De nuestro corresponsal Lorencito Quesada
Un caudillo es un hombre que se sabe providencial, con alguna cualidad irrepetible, con un aura particular que lo distingue. Suele llevar barba o bigote poblado y esos pelos viriles le dan un porte verdaderamente masculino. Es un varón macho, muy macho, bien dotado, con atributos de los que hacer ostentación: con coraje, con un valor incluso temerario que no se le arruga en circunstancia adversa, quizá temporal. Es un guerrero con uniforme de campaña o de gala, con charreteras y medallas: un combatiente, alguien preparado para la declamación castrense y la lucha, para una contienda inevitable en la que siempre están en juego los valores más apreciados a los que no podrá renunciar. Le va la vida en ello. Es un individuo humilde y verbal, gran amante de la oratoria: alguien que tiene a bien exhibir su condición modesta, popular y plebeya, alguien que dice inspirarse en una comunidad a la que le unen vasos comunicantes, lazos firmes y primarios. Es el hombre de la nación en armas.
Hay circunstancias en que el país atraviesa momentos gravísimos que no todos quieren admitir, situaciones de decadencia o de amenaza, de corrupción, situaciones de las que se benefician los enemigos externos, siempre dispuestos a hostigar y a rapiñar lo ajeno. Acechan y vislumbran la debilidad. Hay instantes, en efecto, en que la nación se hunde ante la ceguera del común y la insidia y la traición de los antipatriotas, vendidos a los extranjeros. Es entonces, justo entonces, cuando un puñado de soldados o de combatientes que forman el último pelotón de guerreros corajudos salvarán la patria y la civilización. Guiados por ese hombre providencial, dichos campeones sabrán qué hacer, cuáles son sus objetivos y quién es el enemigo a derrotar. La guerra en la que participaron o en la que ahora anhelan estar no ha concluido, pues la política en la que luchan es el frente de batalla en la que habrán de librar choques cruentos coronados con victorias memorables.
Pero para ello hay que organizarse como vanguardia militar, un comando selecto de bravos soldados entre quienes se alza aquel varón irrepetible y duro, carismático y obsequioso. Como ocurre en la guerra, el general da las órdenes y la tropa cumple: no hay discusión ni hay revocación, sólo obediencia y ejecución. El combate llama a combate y nuevos seguidores se suman al ejército de los veteranos que empezó y proclamó la movilización: se alistan, son encuadrados y, como los pioneros, hacen de la violencia quirúrgica y sanadora su instrumento de convicción. Al enemigo se le derriba y se le elimina en un frente que es ya toda la ciudad.
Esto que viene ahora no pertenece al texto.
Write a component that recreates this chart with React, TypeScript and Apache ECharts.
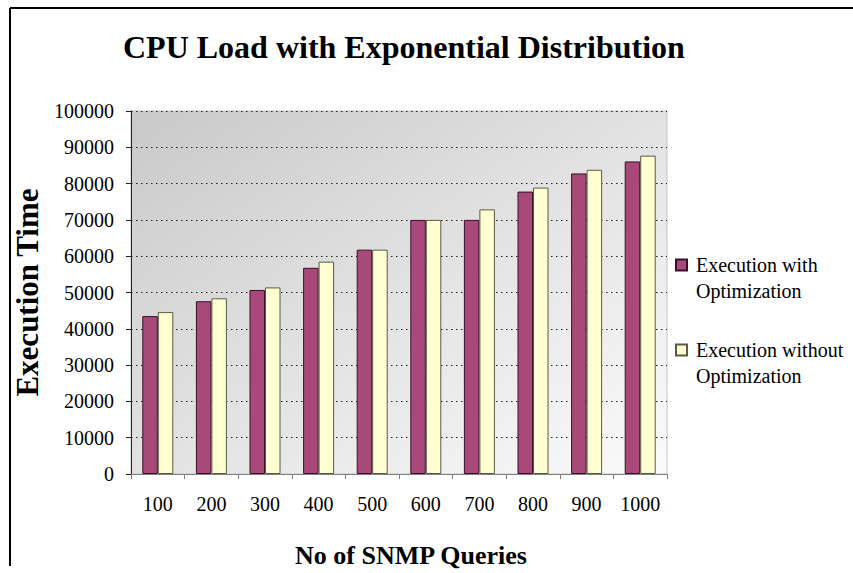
import React, { useEffect, useRef } from "react";
import * as echarts from "echarts";

const categories = ["100", "200", "300", "400", "500", "600", "700", "800", "900", "1000"];
const withOptimization = [43500, 47600, 50700, 56800, 61800, 70000, 70000, 77800, 82800, 86100];
const withoutOptimization = [44600, 48400, 51400, 58500, 61800, 70000, 72900, 78900, 83800, 87700];
const seriesNames = ["Execution with\nOptimization", "Execution without\nOptimization"];

const FONT = "'Liberation Serif', 'Times New Roman', serif";

export default function App() {
  const ref = useRef<HTMLDivElement>(null);
  useEffect(() => {
    if (!ref.current) return;
    const chart = echarts.init(ref.current, null, { renderer: "svg" });
    chart.setOption({
      animation: false,
      backgroundColor: "#ffffff",
      title: {
        text: "CPU Load with Exponential Distribution",
        left: 123,
        top: 31,
        padding: 0,
        textStyle: { fontFamily: FONT, fontWeight: "bold", fontSize: 32, color: "#000" },
      },
      legend: {
        orient: "vertical",
        left: 675,
        top: 226,
        padding: 0,
        itemWidth: 11,
        itemHeight: 11,
        itemGap: 7,
        icon: "rect",
        data: seriesNames,
        formatter: (n: string) => " \n" + n,
        textStyle: {
          fontFamily: FONT,
          fontSize: 20,
          color: "#000",
          lineHeight: 26,
          padding: [0, 0, 0, 4],
        },
      },
      grid: {
        left: 131,
        top: 111,
        width: 536,
        height: 366,
        show: true,
        borderWidth: 1,
        borderColor: "#c4c4c4",
        backgroundColor: new echarts.graphic.LinearGradient(0, 0, 1, 1, [
          { offset: 0, color: "#c9c9c9" },
          { offset: 0.5, color: "#e2e2e2" },
          { offset: 1, color: "#fbfbfb" },
        ]),
      },
      xAxis: {
        type: "category",
        data: categories,
        name: "No of SNMP Queries",
        nameLocation: "middle",
        nameGap: 68,
        nameTextStyle: {
          fontFamily: FONT,
          fontWeight: "bold",
          fontSize: 26,
          color: "#000",
          padding: [0, 0, 0, 24],
        },
        axisLine: { lineStyle: { color: "#808080", width: 1 } },
        axisTick: { show: true, length: 5, lineStyle: { color: "#808080" } },
        axisLabel: { fontFamily: FONT, fontSize: 20, color: "#000", margin: 20 },
      },
      yAxis: {
        type: "value",
        min: 0,
        max: 100000,
        interval: 10000,
        name: "Execution Time",
        nameLocation: "middle",
        nameGap: 86,
        nameTextStyle: { fontFamily: FONT, fontWeight: "bold", fontSize: 31, color: "#000" },
        axisLine: { show: true, lineStyle: { color: "#222", width: 1 } },
        axisTick: { show: true, length: 5, lineStyle: { color: "#222" } },
        axisLabel: {
          fontFamily: FONT,
          fontSize: 20,
          color: "#000",
          margin: 17,
          formatter: (v: number) => String(v),
        },
        splitLine: { show: true, lineStyle: { color: "#222", type: [1.5, 3.5], width: 1 } },
      },
      series: [
        {
          name: seriesNames[0],
          type: "bar",
          data: withOptimization,
          barWidth: 15.5,
          barGap: "0%",
          itemStyle: { color: "#a8497a", borderColor: "#3a1028", borderWidth: 1 },
        },
        {
          name: seriesNames[1],
          type: "bar",
          data: withoutOptimization,
          barWidth: 15.5,
          barGap: "0%",
          itemStyle: { color: "#ffffd2", borderColor: "#5a5a48", borderWidth: 1 },
        },
      ],
      graphic: [
        { type: "line", shape: { x1: 10, y1: 8, x2: 853, y2: 8 }, style: { stroke: "#000", lineWidth: 2 } },
        { type: "line", shape: { x1: 10, y1: 8, x2: 10, y2: 566 }, style: { stroke: "#000", lineWidth: 2 } },
      ],
    });
    return () => chart.dispose();
  }, []);
  return <div ref={ref} style={{ position: "fixed", left: 0, top: 0, width: 853, height: 573 }} />;
}
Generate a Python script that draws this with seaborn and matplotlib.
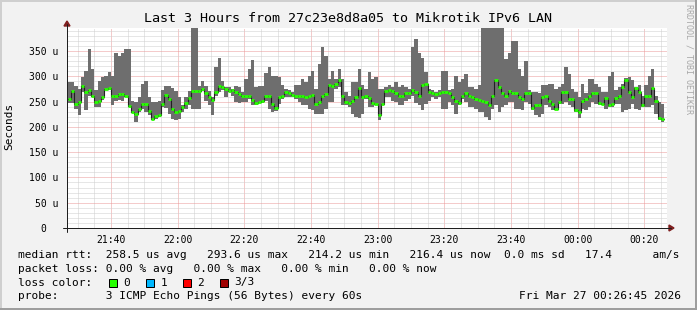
import numpy as np
import pandas as pd
import seaborn as sns
import matplotlib
matplotlib.use("Agg")
import matplotlib.pyplot as plt
from matplotlib.patches import Polygon, Rectangle
from matplotlib.lines import Line2D

# ---------------- data (microseconds, one value per minute, from 21:27) ----------------
start_minute = 27  # minutes after 21:00

median_us = [
    256, 270, 245, 250, 280, 269, 273, 262, 249, 252, 259, 274, 276, 261, 262, 264, 265, 261, 242, 230,
    225, 235, 245, 245, 232, 215, 222, 224, 246, 263,
    255, 235, 230, 232, 240, 248, 257, 270, 270, 270, 275, 266, 260, 253, 268, 280, 279, 274, 271, 273,
    268, 265, 261, 261, 261, 253, 247, 249, 251, 262,
    261, 246, 238, 259, 262, 269, 267, 263, 262, 261, 261, 260, 262, 263, 246, 249, 262, 265, 283, 280,
    285, 293, 262, 250, 247, 252, 259, 276, 259, 262,
    257, 248, 246, 223, 245, 271, 273, 271, 267, 261, 262, 266, 266, 272, 269, 262, 282, 285, 269, 266,
    264, 266, 269, 268, 266, 259, 251, 248, 262, 266,
    261, 260, 256, 254, 252, 249, 243, 262, 293, 279, 266, 261, 270, 266, 266, 259, 256, 267, 266, 238,
    243, 243, 259, 261, 252, 245, 235, 249, 269, 269,
    256, 255, 234, 230, 252, 255, 261, 266, 266, 248, 246, 257, 243, 245, 257, 261, 279, 293, 269, 259,
    277, 269, 243, 262, 262, 276, 252, 218, 216,
]
min_us = [
    248, 248, 236, 223, 268, 233, 262, 259, 240, 240, 254, 272, 272, 243, 251, 254, 251, 259, 240, 230,
    210, 230, 235, 230, 224, 213, 216, 220, 240, 237,
    225, 215, 213, 215, 230, 235, 244, 235, 235, 235, 270, 251, 244, 223, 262, 268, 272, 259, 268, 262,
    249, 248, 249, 249, 255, 244, 244, 247, 247, 251,
    236, 230, 232, 246, 256, 260, 260, 260, 256, 250, 243, 243, 236, 233, 226, 226, 226, 236, 249, 249,
    275, 278, 243, 243, 240, 226, 220, 217, 226, 256,
    240, 240, 243, 214, 243, 259, 259, 252, 249, 243, 243, 252, 256, 262, 247, 243, 233, 246, 252, 259,
    256, 259, 236, 236, 250, 243, 226, 243, 256, 250,
    240, 240, 236, 230, 230, 220, 214, 236, 243, 230, 240, 243, 249, 249, 236, 236, 233, 249, 246, 233,
    223, 220, 226, 243, 239, 233, 233, 246, 246, 249,
    243, 240, 230, 217, 236, 233, 240, 249, 246, 243, 246, 236, 240, 240, 246, 246, 230, 233, 236, 246,
    236, 233, 240, 240, 240, 243, 226, 214, 210,
]
max_us = [
    288, 288, 280, 275, 298, 311, 354, 314, 272, 291, 298, 301, 308, 301, 347, 340, 347, 353, 353, 251,
    249, 259, 285, 291, 259, 249, 249, 252, 273, 280,
    280, 277, 270, 260, 244, 260, 270, 395, 395, 280, 290, 280, 270, 260, 318, 337, 291, 278, 278, 275,
    281, 278, 268, 294, 314, 333, 278, 281, 281, 307,
    318, 301, 301, 298, 282, 275, 272, 269, 282, 282, 295, 288, 301, 311, 275, 324, 358, 340, 295, 311,
    295, 314, 295, 269, 262, 288, 288, 314, 282, 275,
    308, 295, 298, 275, 275, 278, 282, 278, 288, 278, 282, 278, 275, 357, 373, 347, 337, 308, 275, 272,
    269, 272, 311, 311, 272, 275, 301, 288, 295, 305,
    278, 279, 275, 282, 395, 395, 395, 395, 395, 395, 395, 334, 347, 370, 370, 314, 301, 331, 272, 269,
    269, 266, 282, 282, 285, 285, 275, 279, 285, 318,
    305, 275, 269, 259, 285, 266, 295, 295, 285, 279, 269, 269, 301, 308, 272, 279, 285, 296, 298, 292,
    279, 282, 262, 282, 301, 314, 262, 249, 246,
]

xtick_minutes = [40, 60, 80, 100, 120, 140, 160, 180, 200]
xtick_labels = ["21:40", "22:00", "22:20", "22:40", "23:00", "23:20", "23:40", "00:00", "00:20"]
ytick_values = [0, 50, 100, 150, 200, 250, 300, 350]
ytick_labels = ["0  ", "50 u", "100 u", "150 u", "200 u", "250 u", "300 u", "350 u"]

title = "Last 3 Hours from 27c23e8d8a05 to Mikrotik IPv6 LAN"
row1 = "median rtt:  258.5 us avg   293.6 us max   214.2 us min   216.4 us now  0.0 ms sd   17.4      am/s"
row2 = "packet loss: 0.00 % avg   0.00 % max   0.00 % min   0.00 % now"
row4_left = "probe:       3 ICMP Echo Pings (56 Bytes) every 60s"
row4_right = "Fri Mar 27 00:26:45 2026"
loss_labels = ["0", "1", "2", "3/3"]
loss_colors = ["#26ff00", "#00b8ff", "#ff0000", "#a00000"]

# ---------------- styling ----------------
sns.set_theme(style="white")
plt.rcParams["font.family"] = ["DejaVu Sans Mono"]
plt.rcParams["lines.scale_dashes"] = True

W, H = 697, 310
fig = plt.figure(figsize=(W / 100, H / 100), dpi=100, facecolor="#f2f2f2")


def fx(px):
    return px / W


def fy(py):
    return 1 - py / H


ax = fig.add_axes([fx(67), fy(228), 600 / W, 200 / H])
ax.set_facecolor("white")
for s in ax.spines.values():
    s.set_visible(False)

t = np.arange(len(median_us)) + start_minute
df = pd.DataFrame({"t": t, "median": median_us, "lo": min_us, "hi": max_us})
t_ext = np.append(df["t"].values, df["t"].values[-1] + 1)

# smoke (min..max range)
ax.fill_between(t_ext, np.append(df["lo"].values, df["lo"].values[-1]),
                np.append(df["hi"].values, df["hi"].values[-1]),
                step="post", color="#6e6e6e", linewidth=0, zorder=2)

# median step line (dark connectors)
med_ext = np.append(df["median"].values, df["median"].values[-1])
sns.lineplot(x=t_ext, y=med_ext, drawstyle="steps-post", color="#202020",
             linewidth=0.8, estimator=None, sort=False, ax=ax, zorder=3)
# loss-colored median segments
ax.hlines(df["median"], df["t"], df["t"] + 1, colors=loss_colors[0], linewidth=2.0, zorder=4)

ax.set_xlim(26.8, 206.8)
ax.set_ylim(0, 395.5)

# grid
ax.set_xticks(xtick_minutes)
ax.set_xticklabels(xtick_labels)
ax.set_xticks([m for m in np.arange(30, 207, 5) if m % 20 != 0], minor=True)
ax.set_yticks(ytick_values)
ax.set_yticklabels(ytick_labels)
ax.set_yticks([v for v in np.arange(10, 396, 10) if v % 50 != 0], minor=True)
ax.set_axisbelow(True)
ax.grid(which="minor", color="#cfcfcf", linewidth=0.72, linestyle=(0, (1, 1)))
ax.grid(which="major", color="#eb9898", linewidth=0.72, linestyle=(0, (1, 1)))
ax.tick_params(axis="both", which="major", direction="out", length=2, width=0.72,
               color="#eb9898", labelsize=7, labelcolor="black")
ax.tick_params(axis="both", which="minor", direction="out", length=2, width=0.72, color="#cfcfcf")
ax.tick_params(axis="x", which="major", pad=2.7)
ax.tick_params(axis="y", which="major", pad=4.1)
ax.set_xlabel("")
ax.set_ylabel("")

# axes lines + arrows (rrdtool style)
axis_col = "#1f1f1f"
arrow_col = "#801f1f"
fig.add_artist(Line2D([fx(63), fx(671)], [fy(228), fy(228)], color=axis_col, linewidth=0.72,
                      transform=fig.transFigure))
fig.add_artist(Line2D([fx(67), fx(67)], [fy(232), fy(24)], color=axis_col, linewidth=0.72,
                      transform=fig.transFigure))
fig.add_artist(Polygon([[fx(669), fy(225)], [fx(669), fy(231)], [fx(674), fy(228)]], closed=True,
                       color=arrow_col, transform=fig.transFigure))
fig.add_artist(Polygon([[fx(64), fy(26)], [fx(70), fy(26)], [fx(67), fy(21)]], closed=True,
                       color=arrow_col, transform=fig.transFigure))

# texts
fig.text(0.5, fy(18.5), title, ha="center", va="center", fontsize=9.6, color="black")
fig.text(fx(9.5), fy(126), "Seconds", rotation=90, ha="center", va="center", fontsize=8, color="black")
fig.text(fx(689), fy(59), "RRDTOOL / TOBI OETIKER", rotation=270, ha="center", va="center",
         fontsize=6, color="#a8a8a8")

lx = 17.5
fig.text(fx(lx), fy(255), row1, ha="left", va="center", fontsize=8, color="black")
fig.text(fx(lx), fy(268.5), row2, ha="left", va="center", fontsize=8, color="black")
fig.text(fx(lx), fy(282.5), "loss color:", ha="left", va="center", fontsize=8, color="black")
for i, (lab, col) in enumerate(zip(loss_labels, loss_colors)):
    x0 = 109 + 37 * i
    fig.add_artist(Rectangle((fx(x0), fy(286.5)), 8 / W, 8 / H, facecolor=col, edgecolor="black",
                             linewidth=0.72, transform=fig.transFigure))
    fig.text(fx(x0 + 14.5), fy(282.5), lab, ha="left", va="center", fontsize=8, color="black")
fig.text(fx(lx), fy(296), row4_left, ha="left", va="center", fontsize=8, color="black")
fig.text(fx(681), fy(296), row4_right, ha="right", va="center", fontsize=8, color="black")

# frame shading
fig.add_artist(Line2D([0, 1], [fy(0.5), fy(0.5)], color="#cfcfcf", linewidth=1.44, transform=fig.transFigure))
fig.add_artist(Line2D([fx(0.5), fx(0.5)], [0, 1], color="#cfcfcf", linewidth=1.44, transform=fig.transFigure))
fig.add_artist(Line2D([0, 1], [fy(309), fy(309)], color="#9e9e9e", linewidth=1.44, transform=fig.transFigure))
fig.add_artist(Line2D([fx(696), fx(696)], [0, 1], color="#9e9e9e", linewidth=1.44, transform=fig.transFigure))

fig.savefig("out.png", dpi=100, facecolor=fig.get_facecolor())
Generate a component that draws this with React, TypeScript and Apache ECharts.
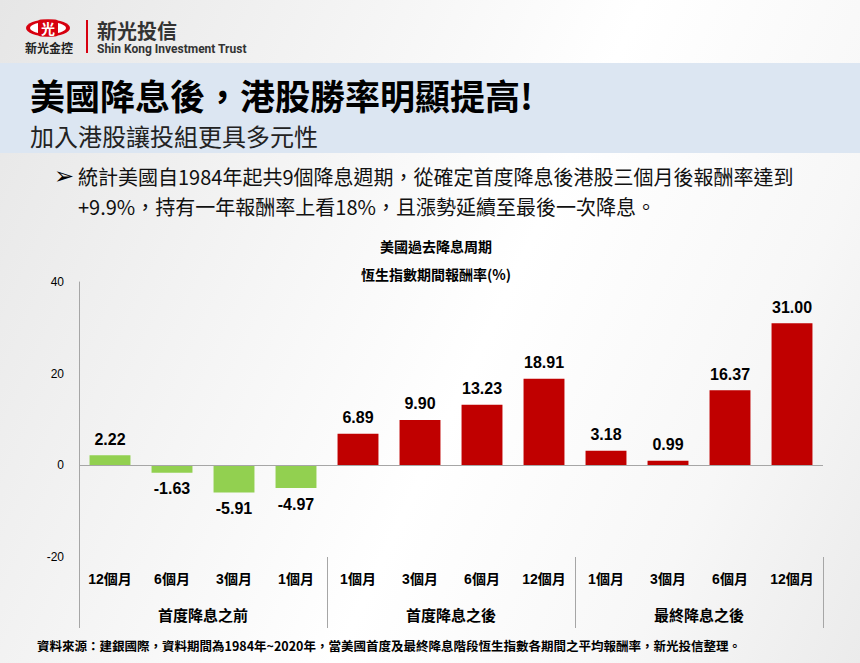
import React, { useEffect, useRef } from "react";
import * as echarts from "echarts";

const categories = ["12個月", "6個月", "3個月", "1個月", "1個月", "3個月", "6個月", "12個月", "1個月", "3個月", "6個月", "12個月"];
const returns = [2.22, -1.63, -5.91, -4.97, 6.89, 9.9, 13.23, 18.91, 3.18, 0.99, 16.37, 31.0];
const groupOfBar = [0, 0, 0, 0, 1, 1, 1, 1, 2, 2, 2, 2];
const groups = ["首度降息之前", "首度降息之後", "最終降息之後"];
const yTicks = { min: -20, max: 40, interval: 20 };

const title = "美國降息後，港股勝率明顯提高!";
const subtitle = "加入港股讓投組更具多元性";
const bullet1 = "統計美國自1984年起共9個降息週期，從確定首度降息後港股三個月後報酬率達到";
const bullet2 = "+9.9%，持有一年報酬率上看18%，且漲勢延續至最後一次降息。";
const chartTitle1 = "美國過去降息周期";
const chartTitle2 = "恆生指數期間報酬率(%)";
const footnote = "資料來源：建銀國際，資料期間為1984年~2020年，當美國首度及最終降息階段恆生指數各期間之平均報酬率，新光投信整理。";

const GREEN = "#92d050";
const RED = "#c00000";
const FONT = "Arial, 'Liberation Sans', 'Noto Sans CJK TC', sans-serif";
const CJK = "'Noto Sans CJK TC', 'Liberation Sans', sans-serif";

export default function App() {
  const ref = useRef<HTMLDivElement>(null);
  useEffect(() => {
    if (!ref.current) return;
    const chart = echarts.init(ref.current, null, { renderer: "svg" });
    const data = returns.map((v, i) => ({
      value: v,
      itemStyle: { color: groupOfBar[i] === 0 ? GREEN : RED },
      label: { position: v >= 0 ? "top" : "bottom" },
    }));
    chart.setOption({
      animation: false,
      backgroundColor: "transparent",
      grid: { left: 79, right: 37, top: 282, bottom: 106, containLabel: false },
      xAxis: [
        {
          type: "category",
          data: categories,
          position: "bottom",
          axisLine: { show: false, onZero: false },
          axisTick: { show: false },
          axisLabel: { fontSize: 14, fontWeight: "bold", color: "#000", margin: 15, fontFamily: FONT },
        },
        {
          type: "category",
          data: groups,
          position: "bottom",
          offset: 71,
          boundaryGap: true,
          axisLine: { show: false, onZero: false },
          axisTick: { show: true, inside: true, length: 71, lineStyle: { color: "#a6a6a6", width: 1 } },
          axisLabel: { inside: true, margin: 6, fontSize: 15, fontWeight: "bold", color: "#000", fontFamily: CJK },
        },
      ],
      yAxis: {
        type: "value",
        min: yTicks.min,
        max: yTicks.max,
        interval: yTicks.interval,
        axisLine: { show: true, lineStyle: { color: "#a6a6a6" } },
        axisTick: { show: false },
        splitLine: { show: false },
        axisLabel: { fontSize: 12, color: "#000", margin: 15, fontFamily: FONT },
      },
      series: [
        {
          type: "bar",
          data,
          barWidth: "66%",
          xAxisIndex: 0,
          label: {
            show: true,
            fontSize: 16,
            fontWeight: "bold",
            color: "#000",
            distance: 8,
            fontFamily: FONT,
            formatter: (p: any) => Number(p.value).toFixed(2),
          },
          markLine: {
            silent: true,
            symbol: "none",
            label: { show: false },
            lineStyle: { color: "#a6a6a6", type: "solid", width: 1 },
            data: [{ yAxis: 0 }],
          },
        },
      ],
      graphic: [
        { type: "rect", shape: { x: 0, y: 63, width: 860, height: 90 }, style: { fill: "#dce6f2" }, z: -10 },
        // logo
        { type: "ellipse", shape: { cx: 48, cy: 28, rx: 22, ry: 8.5 }, style: { fill: "#d7000f" } },
        { type: "ellipse", shape: { cx: 48, cy: 28, rx: 18, ry: 6 }, style: { fill: "#fff" } },
        { type: "rect", shape: { x: 38, y: 19.5, width: 20, height: 17, r: 3 }, style: { fill: "#d7000f" } },
        { type: "text", x: 48, y: 28, style: { text: "光", fill: "#fff", fontSize: 14, fontWeight: "bold", fontFamily: CJK, align: "center", verticalAlign: "middle" } },
        { type: "text", x: 25, y: 47, style: { text: "新光金控", fill: "#222", fontSize: 12, fontWeight: "bold", fontFamily: CJK, verticalAlign: "middle" } },
        { type: "line", shape: { x1: 87, y1: 20, x2: 87, y2: 53 }, style: { stroke: "#d7000f", lineWidth: 2 } },
        { type: "text", x: 97, y: 30, style: { text: "新光投信", fill: "#333", fontSize: 20, fontWeight: "bold", fontFamily: CJK, verticalAlign: "middle" } },
        { type: "text", x: 97, y: 49, style: { text: "Shin Kong Investment Trust", fill: "#333", fontSize: 12, fontWeight: "bold", fontFamily: "'Liberation Sans Narrow', 'Roboto', sans-serif", verticalAlign: "middle" } },
        // titles
        { type: "text", x: 30, y: 94, style: { text: title, fill: "#000", fontSize: 35, fontWeight: "bold", fontFamily: CJK, verticalAlign: "middle" } },
        { type: "text", x: 30, y: 135, style: { text: subtitle, fill: "#222", fontSize: 24, fontFamily: CJK, verticalAlign: "middle" } },
        { type: "text", x: 54, y: 176, style: { text: "➢", fill: "#000", fontSize: 24, fontFamily: "'DejaVu Sans', sans-serif", verticalAlign: "middle" } },
        { type: "text", x: 78, y: 176, style: { text: bullet1, fill: "#111", fontSize: 20, fontFamily: CJK, verticalAlign: "middle" } },
        { type: "text", x: 78, y: 206, style: { text: bullet2, fill: "#111", fontSize: 20, fontFamily: CJK, verticalAlign: "middle" } },
        { type: "text", x: 436, y: 246, style: { text: chartTitle1, fill: "#000", fontSize: 14, fontWeight: "bold", fontFamily: CJK, align: "center", verticalAlign: "middle" } },
        { type: "text", x: 436, y: 274, style: { text: chartTitle2, fill: "#000", fontSize: 14, fontWeight: "bold", fontFamily: CJK, align: "center", verticalAlign: "middle" } },
        { type: "text", x: 37, y: 645, style: { text: footnote, fill: "#000", fontSize: 12.5, fontWeight: "bold", fontFamily: CJK, verticalAlign: "middle" } },
      ],
    });
    return () => chart.dispose();
  }, []);
  return (
    <div
      style={{
        position: "fixed",
        left: 0,
        top: 0,
        width: 860,
        height: 663,
        background: "linear-gradient(115deg, #e6e6e6 0%, #f6f6f6 35%, #ffffff 55%, #f7f7f7 80%, #ebebeb 100%)",
      }}
    >
      <div ref={ref} style={{ width: 860, height: 663 }} />
    </div>
  );
}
Aquellos primeros combatientes no se doblegan ante los tempranos fracasos y, sabedores del declive imparable de su patria, se levantan una vez y otra más, exaltando a quien les tutela y guía con mano firme y penetración. Cuando libra esa batalla, el caudillo, que es instinto y voluntad, no puede pactar ni rendirse, pues la nación injuriada es la deshonra que ha de vengar.
El caudillo logra los primeros triunfos y gana la guerra postrera: pero es ya al principio cuando despliega toda su ferocidad, pues nadie se le podrá oponer. Le organizan desfiles y marchas, exaltaciones y demostraciones, y allí, sobre el catafalco prueba una vez más las dotes oratorias que le dieron fama y que le auparon hasta el final. Hay una exhibición, una escenografía, gestos, dramas que el caudillo representa para ilustración de esa patria que, ahora sí, ve el aura que lo nimba. Él es el jefe de ese puñado de soldados que, a la postre, ha salvado la civilización… Mientras tanto, lo que empezó como un regato de sangre ha acabado inundando el frente y el mar, de un rojo salvador. Lamentablemente y poco a poco, el caudillo declina y la rutina con que lo ensalzan también. Los tiempos cambian y sus súbditos innumerables envejecen buscando seguridad con egoísmo culpable y material: aquellos que lo alzaron ya no ven justificación y sólo la esperanza de su retirada o dulce muerte o prologada agonía es la solución final. “Es entonces, sólo entonces, cuando la civilización, la auténtica civilización, vuelve a empezar”, dicen los iracundos, los envidiosos, los resentidos… Ya viene, ya regresa un nuevo conductor que a todos nos salvará.